We are used to see successful sales people following their gut feelings and trusting their instincts, but things have changed. A new generation of sales leaders seems more interested in dig deep into company data, leaving feelings in the back row seat.
These sales managers understand the numerous opportunities that analytics can bring: accurate forecasts, being able to avoid dead-end deals, improve individual and team performance, shorter sales cycles, are just a few examples. In other words, sales teams gain visibility, productivity and time.
How high-performers use analytics
On the “2015 State of Sales” report, Salesforce provides useful insights on analytics adoption, comparing results and practices between high, moderate and low performance teams.
When it comes to analytics adoption high performance sales teams are beating underperformers by a wide margin of 57% against 16%.
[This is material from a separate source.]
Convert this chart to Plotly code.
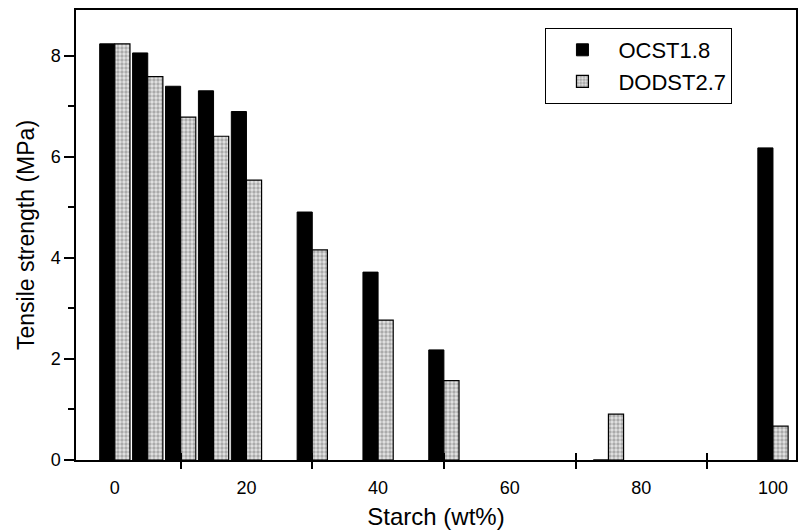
import plotly.graph_objects as go

starch = [0, 5, 10, 15, 20, 30, 40, 50, 75, 100]
ocst = [8.24, 8.06, 7.40, 7.31, 6.90, 4.91, 3.72, 2.18, 0, 6.18]
dodst = [8.24, 7.59, 6.79, 6.41, 5.54, 4.16, 2.77, 1.57, 0.91, 0.67]
xlabel_vals = [0, 20, 40, 60, 80, 100]
xminor_vals = [10, 30, 50, 70, 90]
ytick_vals = [0, 2, 4, 6, 8]

FONT = "Liberation Sans, Arial, Helvetica, sans-serif"
W = 2.3

fig = go.Figure()
fig.add_trace(go.Bar(
    x=starch, y=ocst, name="OCST1.8", width=W, offset=-W,
    marker=dict(color="black", line=dict(color="black", width=1)),
))
fig.add_trace(go.Bar(
    x=starch, y=dodst, name="DODST2.7", width=W, offset=0,
    marker=dict(color="#d0d0d0", line=dict(color="black", width=1.2),
                pattern=dict(shape=".", fgcolor="#707070", bgcolor="#e4e4e4",
                             size=4, solidity=0.55)),
))
# overlay axis for the inward half of the crossing x ticks
fig.add_trace(go.Scatter(x=[None], y=[None], xaxis="x2", showlegend=False, hoverinfo="skip"))

fig.update_layout(
    width=803, height=531,
    margin=dict(l=76, r=5, t=10, b=70),
    plot_bgcolor="white", paper_bgcolor="white",
    font=dict(family=FONT, color="black", size=18),
    barmode="overlay",
    showlegend=True,
    legend=dict(x=0.652, y=0.96, xanchor="left", yanchor="top",
                bordercolor="black", borderwidth=1, bgcolor="white",
                font=dict(family=FONT, size=22), itemwidth=62,
                entrywidth=214, entrywidthmode="pixels",
                tracegroupgap=0),
    xaxis=dict(
        range=[-5.9, 103.5], tickvals=xlabel_vals,
        ticks="outside", ticklen=10, tickcolor="rgba(0,0,0,0)",
        tickfont=dict(size=18),
        minor=dict(tickvals=xminor_vals, ticks="outside", ticklen=7,
                   tickwidth=1.5, tickcolor="black"),
        showline=True, linecolor="black", linewidth=2, mirror=True,
        showgrid=False, zeroline=False,
        title=dict(text="Starch (wt%)", font=dict(size=24), standoff=12),
    ),
    xaxis2=dict(
        overlaying="x", matches="x", anchor="y", side="bottom",
        tickvals=xminor_vals, ticks="inside", ticklen=7, tickwidth=1.5,
        tickcolor="black", showticklabels=False, showgrid=False,
        zeroline=False, showline=False,
    ),
    yaxis=dict(
        range=[0, 8.91], tickvals=ytick_vals,
        ticks="outside", ticklen=10, tickwidth=1.5, tickcolor="black",
        tickfont=dict(size=18),
        minor=dict(dtick=1, tick0=1, ticks="outside", ticklen=6,
                   tickwidth=1.5, tickcolor="black"),
        showline=True, linecolor="black", linewidth=1.5, mirror=True,
        showgrid=False, zeroline=False,
        title=dict(text="Tensile strength (MPa)", font=dict(size=23), standoff=10),
    ),
)

fig.write_html("out.html", config={"displayModeBar": False},
               post_script="document.body.style.margin='0';document.body.style.overflow='hidden';")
Leading teams use data to make more informed decisions and find improvement opportunities.
Analytics also help them gain more visibility into accounts. This way they can easily understand in which deals should they focus their energy on, choosing the most productive and promising conversations. As we said before it’s about visibility, productivity and time.
Going beyond the numbers
Sales teams can have all the analytics tools in the world and still be an under-performer. Some behaviours, like gather insights across the customer lifecycle, are common among all the teams that took the survey. The difference is that while the leading teams not only collect data, but also analyse and act upon those insights, under-performers still prefer gut feelings over informed, data-driven decisions.
Having a great sales analytics tool can be half the path to improve performance, but a cultural shift is also needed. Dashboards, reports and even predictive analytics are nothing if teams don’t act upon insights to boost customer success.
Who wants to become a high-performer?
More sales organizations seem be opening their eyes to this new reality in sales. According with the survey, there’s a 58% increase in planned sales analytics use from 2015 to 2016 among all the sales organizations that took part in the survey.
What about you? Are you a high-performer who cracked the code on analytics or are you still relying solely on gut feelings?